= James Robert Gowen =

James Robert Gowen (1784–1862) was an amateur English botanist and horticulturist, who was secretary of the Royal Horticultural Society (RHS) from 1845 to 1850, treasurer until 1855, a landowner in the Wairau Valley in 1848, was still paying rates in Nelson in 1862 and was a director of the New Zealand Company from 1840 to 1854. He was a lay member of the Lunacy Commission from 1842 to 1844 and patron of the Nelson Agricultural and Horticultural Society in 1845.

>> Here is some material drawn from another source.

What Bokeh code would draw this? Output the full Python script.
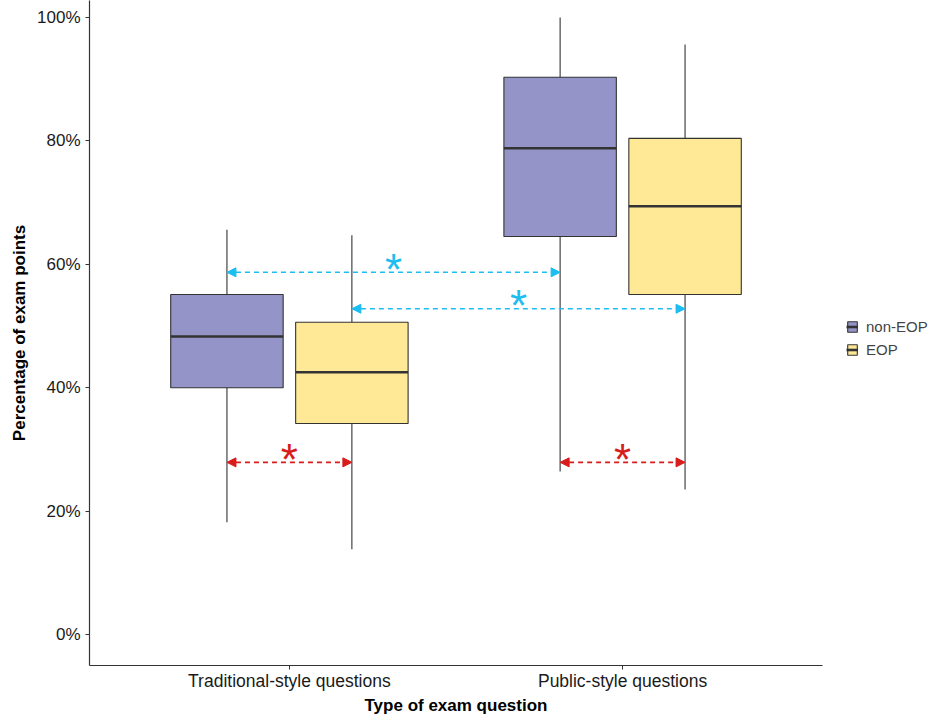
from bokeh.plotting import figure
from bokeh.models import (ColumnDataSource, FixedTicker, Legend, LegendItem,
                          Arrow, NormalHead, Range1d, Title)
from bokeh.core.properties import value
from bokeh.embed import file_html
from bokeh.resources import INLINE

# ---------------- data ----------------
categories = ["Traditional-style questions", "Public-style questions"]
groups = ["non-EOP", "EOP"]

nonEOP_low = [18.2, 26.4]
nonEOP_q1 = [40.0, 64.5]
nonEOP_med = [48.3, 78.8]
nonEOP_q3 = [55.1, 90.3]
nonEOP_high = [65.6, 100.0]

EOP_low = [13.8, 23.5]
EOP_q1 = [34.2, 55.1]
EOP_med = [42.5, 69.4]
EOP_q3 = [50.6, 80.4]
EOP_high = [64.7, 95.6]

y_ticks = [0, 20, 40, 60, 80, 100]
y_tick_labels = ["0%", "20%", "40%", "60%", "80%", "100%"]

# significance comparisons: (category, group) -> (category, group) at level
cmp_from_cat = [0, 0, 0, 1]
cmp_from_grp = [0, 1, 0, 0]
cmp_to_cat = [1, 1, 0, 1]
cmp_to_grp = [0, 1, 1, 1]
cmp_level = [58.7, 52.8, 27.9, 27.9]
cmp_kind = ["between", "between", "within", "within"]

x_title = "Type of exam question"
y_title = "Percentage of exam points"

# ---------------- styles ----------------
fills = {"non-EOP": "#9494C8", "EOP": "#FFE996"}
kind_color = {"between": "#1CBDF0", "within": "#D81B1B"}
dodge = {0: -0.1875, 1: 0.1875}
box_w = 0.3375
FONT = "Liberation Sans"
DARK = "#333333"

# x axis line covers 0.4..2.6; the frame continues to the right to host the legend
p = figure(frame_width=862, frame_height=665, output_backend="svg", toolbar_location=None,
           x_range=Range1d(0.4, 0.4 + 2.2 * 862 / 733), y_range=Range1d(-5.02, 102.75),
           min_border_left=89, min_border_right=0, min_border_top=0,
           min_border_bottom=40)
p.outline_line_color = None
p.grid.visible = False
p.background_fill_color = "white"

series = {
    "non-EOP": (nonEOP_low, nonEOP_q1, nonEOP_med, nonEOP_q3, nonEOP_high),
    "EOP": (EOP_low, EOP_q1, EOP_med, EOP_q3, EOP_high),
}

legend_items = []
for gi, g in enumerate(groups):
    low, q1, med, q3, high = series[g]
    xs = [i + 1 + dodge[gi] for i in range(len(categories))]
    src = ColumnDataSource(dict(x=xs, low=low, q1=q1, med=med, q3=q3, high=high,
                                x0=[x - box_w / 2 for x in xs],
                                x1=[x + box_w / 2 for x in xs]))
    p.segment(x0="x", y0="low", x1="x", y1="q1", source=src, line_color=DARK, line_width=1.1)
    p.segment(x0="x", y0="q3", x1="x", y1="high", source=src, line_color=DARK, line_width=1.1)
    r = p.vbar(x="x", bottom="q1", top="q3", width=box_w, source=src,
               fill_color=fills[g], line_color=DARK, line_width=1.1)
    rm = p.segment(x0="x0", y0="med", x1="x1", y1="med", source=src, line_color=DARK, line_width=2.6)
    legend_items.append(LegendItem(label=g, renderers=[r, rm]))

# comparisons
for k in range(len(cmp_level)):
    xa = cmp_from_cat[k] + 1 + dodge[cmp_from_grp[k]]
    xb = cmp_to_cat[k] + 1 + dodge[cmp_to_grp[k]]
    c = kind_color[cmp_kind[k]]
    p.add_layout(Arrow(x_start=xa, y_start=cmp_level[k], x_end=xb, y_end=cmp_level[k],
                       line_color=c, line_width=1.6, line_dash="5 4",
                       start=NormalHead(size=9, fill_color=c, line_color=c),
                       end=NormalHead(size=9, fill_color=c, line_color=c)))
    p.text(x=[(xa + xb) / 2], y=[cmp_level[k]], text=["*"], text_color=c,
           text_font=value(FONT), text_font_size="44px", text_align="center",
           text_baseline="middle", y_offset=-3)

# axes
p.xaxis.ticker = FixedTicker(ticks=[i + 1 for i in range(len(categories))])
p.xaxis.major_label_overrides = {i + 1: c for i, c in enumerate(categories)}
p.xaxis.bounds = (0.4, 2.6)
p.yaxis.ticker = FixedTicker(ticks=y_ticks)
p.yaxis.major_label_overrides = {t: l for t, l in zip(y_ticks, y_tick_labels)}
for ax in (p.xaxis, p.yaxis):
    ax.axis_line_color = DARK
    ax.axis_line_width = 1.2
    ax.major_tick_line_color = DARK
    ax.major_tick_in = 0
    ax.major_tick_out = 4
    ax.minor_tick_line_color = None
    ax.major_label_text_font = FONT
    ax.major_label_text_font_size = "17px"
    ax.major_label_text_color = "#1a1a1a"
    ax.axis_label_text_font = FONT
    ax.axis_label_text_font_size = "17px"
    ax.axis_label_text_font_style = "bold"
    ax.axis_label_text_color = "black"
p.xaxis.major_label_text_font_size = "17.5px"
p.xaxis.major_label_standoff = 1
p.yaxis.axis_label = y_title
p.yaxis.major_label_standoff = 5
p.yaxis.axis_label_standoff = 5

# x-axis title, centred under the axis line rather than the whole frame
p.add_layout(Title(text=x_title, align="left", offset=275, standoff=0,
                   text_font=FONT, text_font_size="17px", text_font_style="bold",
                   text_color="black"), "below")

legend = Legend(items=legend_items, location=(749, 299), orientation="vertical",
                border_line_alpha=0, background_fill_alpha=0,
                label_text_font=FONT, label_text_font_size="15px",
                label_standoff=8, glyph_width=12, glyph_height=13,
                spacing=6, padding=8, margin=0)
p.add_layout(legend)

open("out.html", "w").write(file_html(p, INLINE))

The RHS lists 12 rhododendron varieties created by Gowen between 1826 and 1842 at Highclere Castle, on the Berkshire-Hampshire border, the home of the second Earl of Carnarvon, who was RHS Vice-President from 1829 to 1833. James Carton was head gardener at Highclere. At the request of Gowen, Carton's Rhododendron, a variety bred in 1825 was named after the gardener, by Professor John Lindley. In 1831 Lindley also named Govenia orchids after Gowen. Gowen Cypress, a Monterey conifer, was named after him by the RHS foreman, George Gordon, in 1849.

From about 1848 Gowen lived in London, until between 1856 and 1858, when he moved to Codrington Place, Western Road, Brighton. The 1851 Census recorded a James Robt Gowen, who was 65 years old, unmarried and born in Bath. The Times of 31 May 1862 had an announcement that he died in Brighton on 26 May, aged 78.